> DESCRIPTION OF THE TASK: Pictures stay out. Extract the lines below from the first one through the line with "43.6, 43.1, 42.6];", both included.

==========

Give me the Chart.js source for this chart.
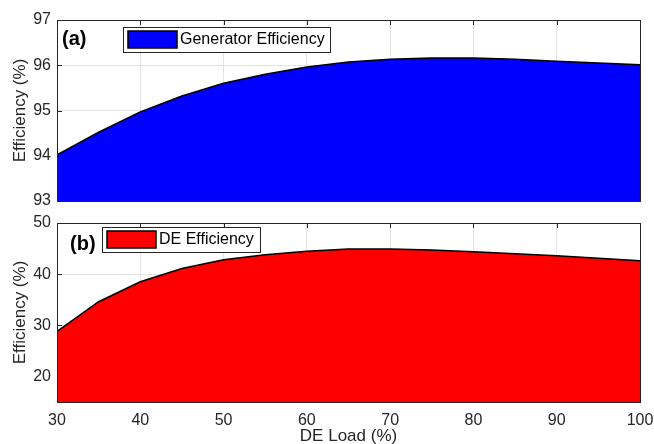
<!DOCTYPE html>
<html>
<head>
<meta charset="utf-8">
<script src="https://cdn.jsdelivr.net/npm/chart.js@4/dist/chart.umd.min.js"></script>
<style>
  body { margin: 0; background: #fff; }
  #wrap { position: relative; width: 654px; height: 444px; }
  canvas { position: absolute; left: 0; }
</style>
</head>
<body>
<div id="wrap">
  <canvas id="topChart" width="654" height="210" style="top:0"></canvas>
  <canvas id="bottomChart" width="654" height="234" style="top:210px"></canvas>
</div>
<script>
// DE load (%) on the x axis
const loadPct = [30, 35, 40, 45, 50, 55, 60, 65, 70, 75, 80, 85, 90, 95, 100];
// (a) generator efficiency (%)
const genEff = [94.02, 94.52, 94.97, 95.32, 95.6, 95.8, 95.96, 96.07, 96.13, 96.16, 96.16, 96.13, 96.09, 96.05, 96.01];
// (b) diesel engine efficiency (%)
const deEff = [28.8, 34.6, 38.5, 41.1, 42.8, 43.8, 44.5, 44.9, 44.9, 44.7, 44.4, 44.0, 43.6, 43.1, 42.6];

const xTicks = [30, 40, 50, 60, 70, 80, 90, 100];
const genTicks = [93, 94, 95, 96, 97];
const deTicks = [20, 30, 40, 50];

const FONT = "'Liberation Sans', Arial, sans-serif";

// MATLAB style box, inward ticks and the in-axes legend
const axesBox = {
  id: 'axesBox',
  beforeDatasetsDraw(chart, args, opts) {
    const { ctx, chartArea: a, scales } = chart;
    ctx.save();
    ctx.strokeStyle = '#262626';
    ctx.lineWidth = 1;
    ctx.beginPath();
    scales.x.ticks.forEach(t => {
      const px = Math.round(scales.x.getPixelForValue(t.value)) + 0.5;
      ctx.moveTo(px, a.top); ctx.lineTo(px, a.top + 5);
      ctx.moveTo(px, a.bottom); ctx.lineTo(px, a.bottom - 5);
    });
    scales.y.ticks.forEach(t => {
      const py = Math.round(scales.y.getPixelForValue(t.value)) + 0.5;
      ctx.moveTo(a.left, py); ctx.lineTo(a.left + 5, py);
      ctx.moveTo(a.right, py); ctx.lineTo(a.right - 5, py);
    });
    ctx.stroke();
    ctx.restore();
  },
  afterDraw(chart, args, opts) {
    const { ctx, chartArea: a } = chart;
    ctx.save();
    ctx.strokeStyle = '#262626';
    ctx.lineWidth = 1;
    ctx.strokeRect(Math.round(a.left) + 0.5, Math.round(a.top) + 0.5,
      Math.round(a.right - a.left), Math.round(a.bottom - a.top));

    // panel letter
    ctx.fillStyle = '#000';
    ctx.font = 'bold 20px ' + FONT;
    ctx.textBaseline = 'middle';
    ctx.textAlign = 'left';
    ctx.fillText(opts.letter, a.left + opts.letterDx, a.top + opts.letterDy);

    // legend box
    const bx = a.left + opts.boxDx, by = a.top + opts.boxDy;
    ctx.fillStyle = '#fff';
    ctx.fillRect(bx, by, opts.boxW, 25);
    ctx.strokeStyle = '#262626';
    ctx.strokeRect(bx + 0.5, by + 0.5, opts.boxW, 25);
    ctx.fillStyle = opts.color;
    ctx.fillRect(bx + 5, by + 4, 49, 17);
    ctx.lineWidth = 1.5;
    ctx.strokeStyle = '#000';
    ctx.strokeRect(bx + 5, by + 4, 49, 17);
    ctx.fillStyle = '#000';
    ctx.font = '16px ' + FONT;
    ctx.fillText(opts.label, bx + 57, by + 13);
    ctx.restore();
  }
};

function noPad(s) {
  s.paddingLeft = 0; s.paddingRight = 0; s.paddingTop = 0; s.paddingBottom = 0;
}

function makeChart(id, values, color, yMin, yMax, yTicks, legend, showX) {
  return new Chart(document.getElementById(id), {
    type: 'line',
    data: {
      datasets: [{
        data: loadPct.map((x, i) => ({ x: x, y: values[i] })),
        borderColor: '#000',
        borderWidth: 1.5,
        backgroundColor: color,
        fill: 'start',
        pointRadius: 0,
        tension: 0
      }]
    },
    options: {
      responsive: false,
      animation: false,
      layout: { padding: showX ? { top: 13, right: 14, bottom: 0, left: 0 } : { top: 20, right: 14, bottom: 9, left: 0 } },
      plugins: { legend: { display: false }, tooltip: { enabled: false }, axesBox: legend },
      scales: {
        x: {
          type: 'linear', min: 30, max: 100,
          afterBuildTicks: s => { s.ticks = xTicks.map(v => ({ value: v })); },
          afterFit: s => { s.height = showX ? 42 : 0; noPad(s); },
          grid: { color: '#e3e3e3', drawTicks: false },
          border: { display: false },
          ticks: { display: showX, padding: 9, color: '#262626', font: { family: FONT, size: 16 } },
          title: { display: showX, text: 'DE Load (%)', color: '#262626', padding: { top: 0, bottom: -3 }, font: { family: FONT, size: 17 } }
        },
        y: {
          min: yMin, max: yMax,
          afterBuildTicks: s => { s.ticks = yTicks.map(v => ({ value: v })); },
          afterFit: s => { s.width = 57; noPad(s); },
          grid: { color: '#e3e3e3', drawTicks: false },
          border: { display: false },
          ticks: { padding: 6, color: '#262626', font: { family: FONT, size: 16 } },
          title: { display: true, text: 'Efficiency (%)', color: '#262626', padding: { top: 10, bottom: 0 }, font: { family: FONT, size: 17 } }
        }
      }
    },
    plugins: [axesBox]
  });
}

makeChart('topChart', genEff, '#0000ff', 93, 97, genTicks,
  { letter: '(a)', letterDx: 5, letterDy: 19, boxDx: 66, boxDy: 7, boxW: 207, label: 'Generator Efficiency', color: '#0000ff' }, false);
makeChart('bottomChart', deEff, '#ff0000', 15, 50, deTicks,
  { letter: '(b)', letterDx: 13, letterDy: 21, boxDx: 45, boxDy: 4, boxW: 158, label: 'DE Efficiency', color: '#ff0000' }, true);
</script>
</body>
</html>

==========

> WORKED SOLUTION:
Give me the Chart.js source for this chart.
<!DOCTYPE html>
<html>
<head>
<meta charset="utf-8">
<script src="https://cdn.jsdelivr.net/npm/chart.js@4/dist/chart.umd.min.js"></script>
<style>
  body { margin: 0; background: #fff; }
  #wrap { position: relative; width: 654px; height: 444px; }
  canvas { position: absolute; left: 0; }
</style>
</head>
<body>
<div id="wrap">
  <canvas id="topChart" width="654" height="210" style="top:0"></canvas>
  <canvas id="bottomChart" width="654" height="234" style="top:210px"></canvas>
</div>
<script>
// DE load (%) on the x axis
const loadPct = [30, 35, 40, 45, 50, 55, 60, 65, 70, 75, 80, 85, 90, 95, 100];
// (a) generator efficiency (%)
const genEff = [94.02, 94.52, 94.97, 95.32, 95.6, 95.8, 95.96, 96.07, 96.13, 96.16, 96.16, 96.13, 96.09, 96.05, 96.01];
// (b) diesel engine efficiency (%)
const deEff = [28.8, 34.6, 38.5, 41.1, 42.8, 43.8, 44.5, 44.9, 44.9, 44.7, 44.4, 44.0, 43.6, 43.1, 42.6];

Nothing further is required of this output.